Ingredients
Equipment
Method
Marinate the chicken
- In a bowl, mix olive oil, salt, black pepper, and garlic powder, then toss with the chicken cubes until evenly coated and set aside to marinate for 30 minutes.
- After marinating, thread the chicken onto soaked wooden skewers, leaving small gaps between cubes for even grilling.
Make bang bang sauce
- In a bowl, whisk together mayonnaise, sweet chili sauce, sriracha, honey, and lime juice until smooth and creamy.
Grill and glaze
- Preheat the grill to medium-high heat, then grill the skewers for 5–6 minutes per side until cooked through and lightly charred at the edges.

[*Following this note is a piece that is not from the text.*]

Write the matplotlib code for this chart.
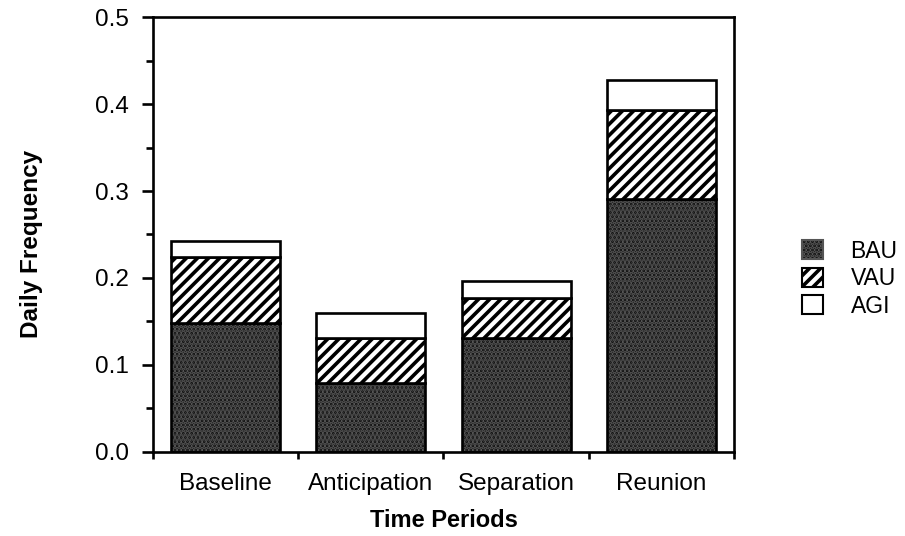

- During the final 2 minutes of grilling, brush the skewers generously with bang bang sauce until glossy and lightly set.
Serve
- Serve immediately with extra sauce for dipping, topped with sesame seeds and green onions, and with lime wedges on the side.
Notes
Pro tip: Brush on the bang bang sauce only near the end so it clings without burning. Refrigerate leftover chicken in an airtight container for up to 3 days; reheat on a grill pan or in the oven until warmed through. Freezing is not recommended for the best texture. For a lighter option, use light mayonnaise to keep the sauce creamy with less fat.